§ **Exercise prompt**
Each line that holds the word "React" counts once; give the total for the records below and nothing else.

___ Given records ___

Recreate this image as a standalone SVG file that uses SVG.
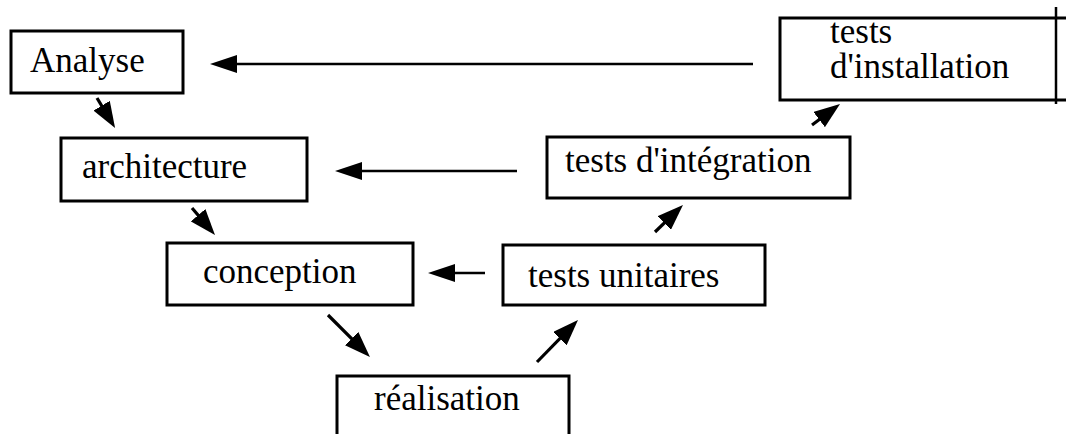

___
___ Given records ___

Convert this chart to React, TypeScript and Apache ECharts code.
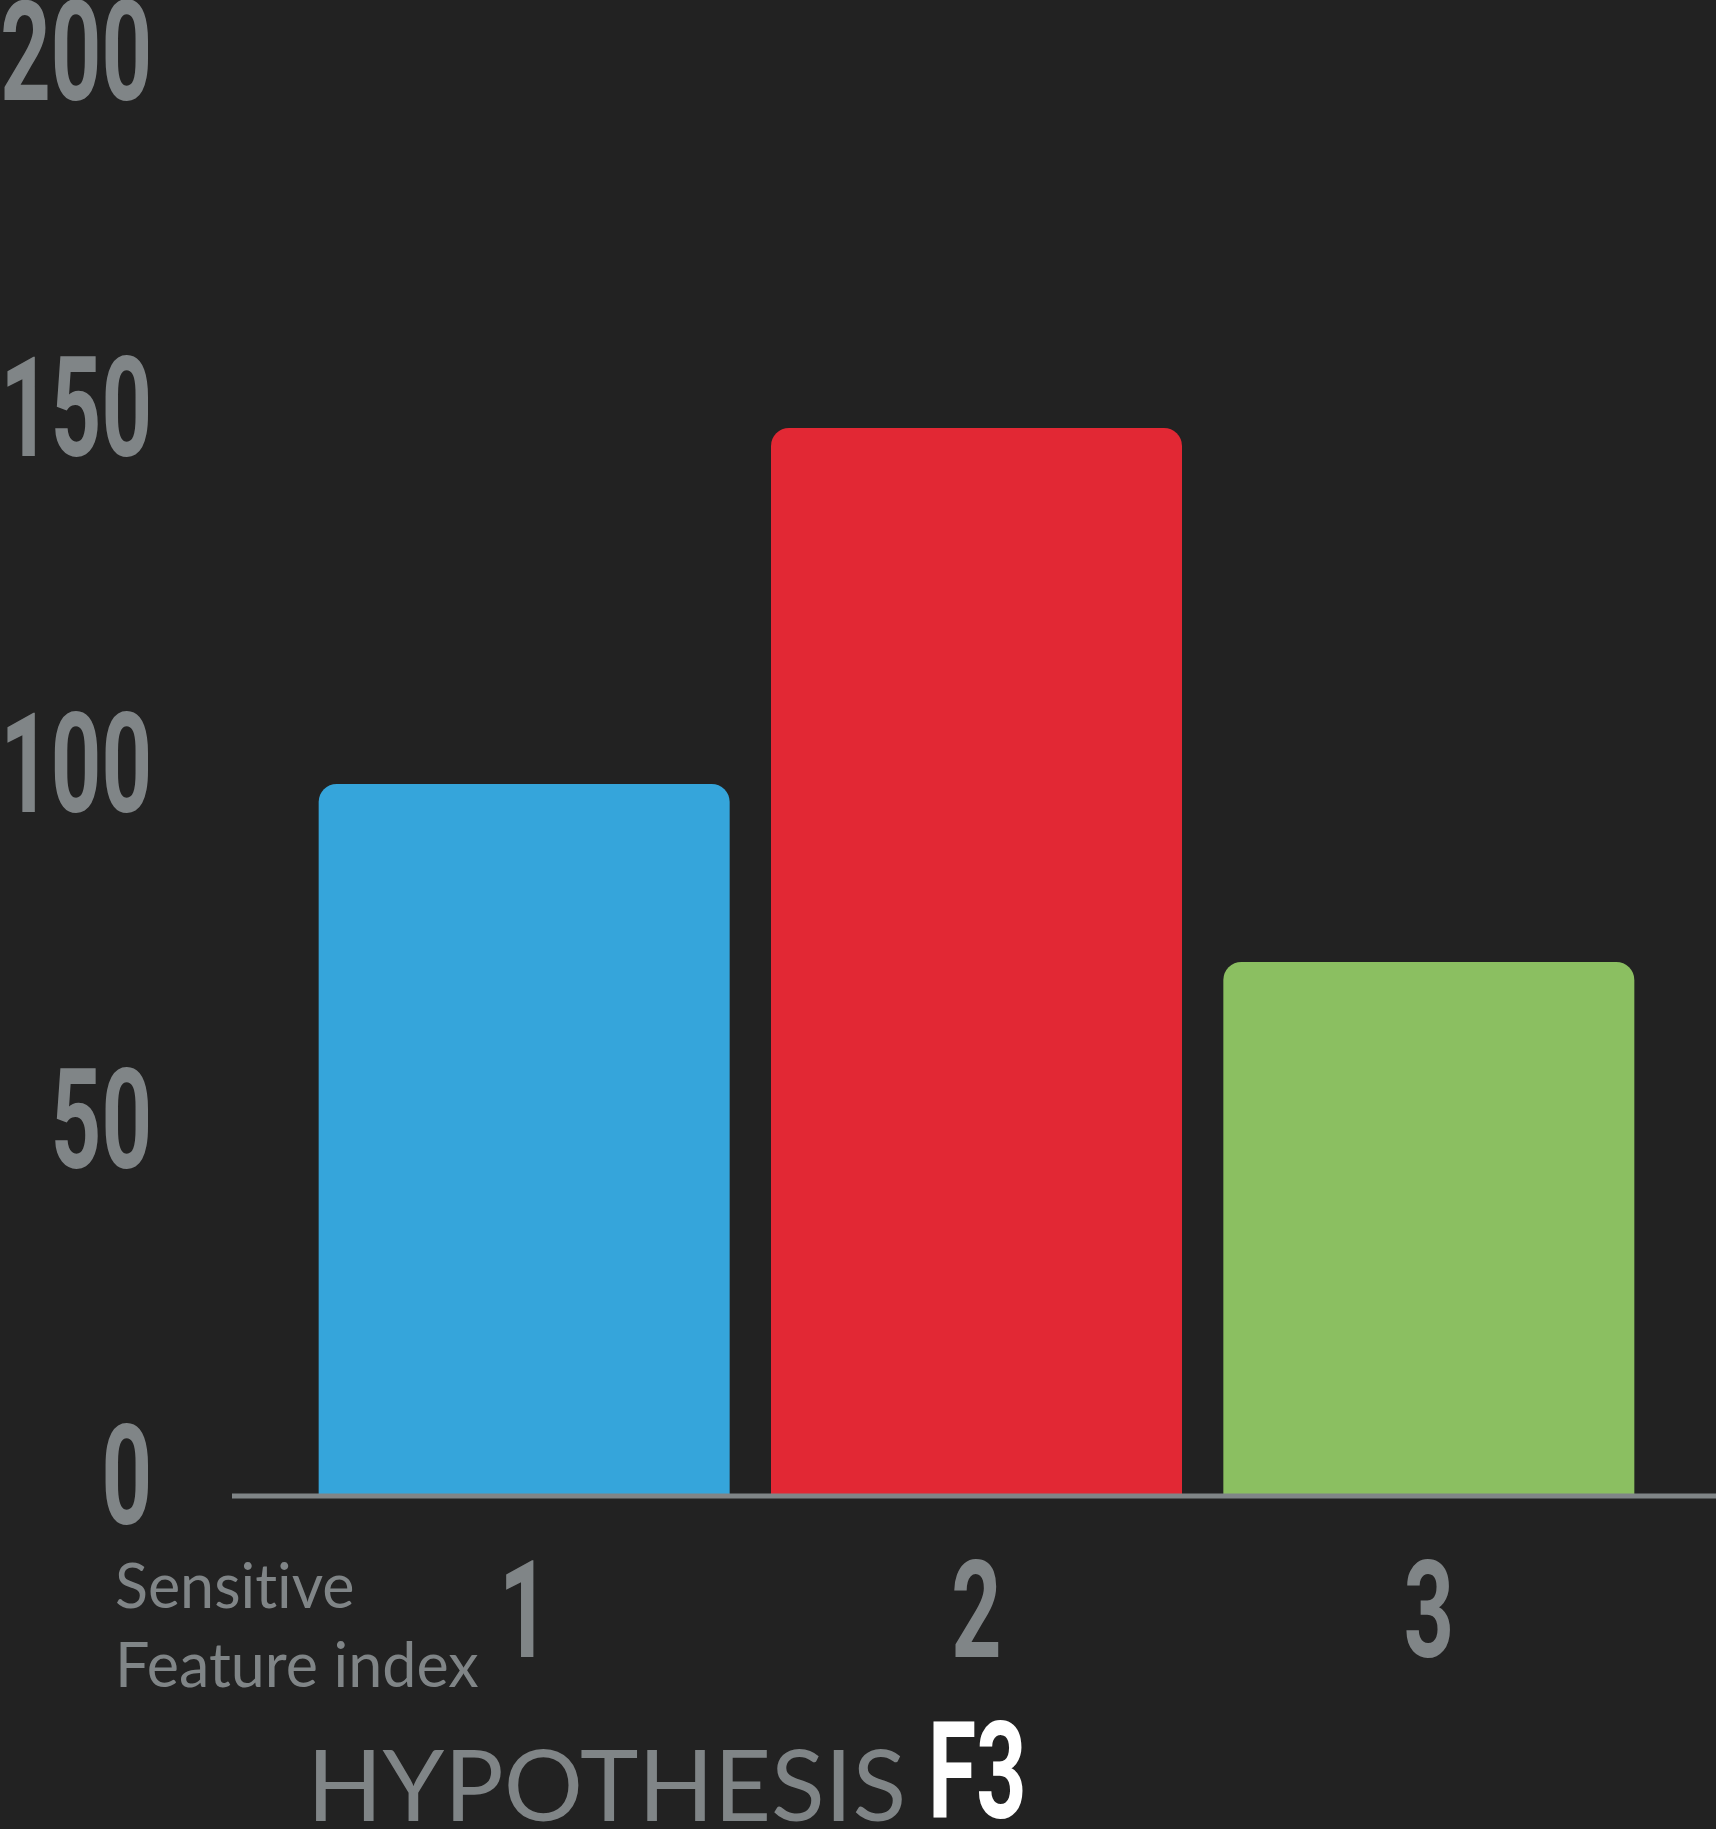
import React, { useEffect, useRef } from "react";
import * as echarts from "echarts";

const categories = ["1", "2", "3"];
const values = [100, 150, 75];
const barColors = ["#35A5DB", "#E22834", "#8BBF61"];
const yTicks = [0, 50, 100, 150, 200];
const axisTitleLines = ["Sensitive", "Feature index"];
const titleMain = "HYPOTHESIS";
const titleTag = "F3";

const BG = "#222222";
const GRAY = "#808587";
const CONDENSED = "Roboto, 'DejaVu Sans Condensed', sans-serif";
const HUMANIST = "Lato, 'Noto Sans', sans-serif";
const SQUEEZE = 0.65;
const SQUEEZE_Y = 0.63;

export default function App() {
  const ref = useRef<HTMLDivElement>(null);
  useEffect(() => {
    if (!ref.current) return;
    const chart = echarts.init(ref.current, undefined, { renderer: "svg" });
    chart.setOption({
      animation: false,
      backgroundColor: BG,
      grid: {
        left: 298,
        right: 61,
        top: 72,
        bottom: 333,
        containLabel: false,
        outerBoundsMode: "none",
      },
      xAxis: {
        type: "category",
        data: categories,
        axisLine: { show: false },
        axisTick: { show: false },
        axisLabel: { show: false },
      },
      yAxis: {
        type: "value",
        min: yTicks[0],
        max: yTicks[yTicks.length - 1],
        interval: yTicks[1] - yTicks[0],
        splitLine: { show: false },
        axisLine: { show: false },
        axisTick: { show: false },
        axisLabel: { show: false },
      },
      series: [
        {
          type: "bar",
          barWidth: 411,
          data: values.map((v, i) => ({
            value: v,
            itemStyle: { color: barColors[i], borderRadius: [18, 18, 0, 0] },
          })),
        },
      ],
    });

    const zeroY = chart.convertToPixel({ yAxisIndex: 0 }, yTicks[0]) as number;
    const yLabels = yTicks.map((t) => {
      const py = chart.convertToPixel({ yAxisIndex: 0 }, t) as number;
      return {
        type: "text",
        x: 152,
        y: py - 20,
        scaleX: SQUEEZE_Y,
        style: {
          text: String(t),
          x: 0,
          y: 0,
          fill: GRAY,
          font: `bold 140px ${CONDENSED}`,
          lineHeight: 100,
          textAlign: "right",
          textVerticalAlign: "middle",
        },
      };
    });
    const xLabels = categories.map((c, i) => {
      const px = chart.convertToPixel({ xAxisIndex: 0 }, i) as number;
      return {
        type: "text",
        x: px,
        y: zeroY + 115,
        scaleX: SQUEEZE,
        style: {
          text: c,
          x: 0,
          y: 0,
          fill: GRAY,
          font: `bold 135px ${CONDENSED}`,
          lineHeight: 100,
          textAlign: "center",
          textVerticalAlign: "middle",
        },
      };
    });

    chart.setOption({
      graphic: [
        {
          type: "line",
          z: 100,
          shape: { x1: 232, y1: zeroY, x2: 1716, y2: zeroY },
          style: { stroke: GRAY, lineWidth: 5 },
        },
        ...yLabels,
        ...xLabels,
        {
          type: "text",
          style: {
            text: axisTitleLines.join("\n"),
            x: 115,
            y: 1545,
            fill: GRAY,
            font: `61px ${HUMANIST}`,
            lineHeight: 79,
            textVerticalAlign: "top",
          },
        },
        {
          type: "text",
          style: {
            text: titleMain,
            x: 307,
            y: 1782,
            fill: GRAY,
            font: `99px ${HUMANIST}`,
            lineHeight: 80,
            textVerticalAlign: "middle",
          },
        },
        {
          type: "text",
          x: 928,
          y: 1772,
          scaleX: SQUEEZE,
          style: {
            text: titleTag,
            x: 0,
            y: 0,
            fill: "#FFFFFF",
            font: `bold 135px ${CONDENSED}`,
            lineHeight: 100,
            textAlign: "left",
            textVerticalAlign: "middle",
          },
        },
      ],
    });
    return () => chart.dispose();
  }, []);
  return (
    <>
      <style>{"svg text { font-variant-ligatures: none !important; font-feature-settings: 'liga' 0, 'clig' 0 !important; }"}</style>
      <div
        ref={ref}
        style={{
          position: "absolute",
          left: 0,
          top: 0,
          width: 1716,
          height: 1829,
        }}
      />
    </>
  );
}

___

§ **Exercise answer**
2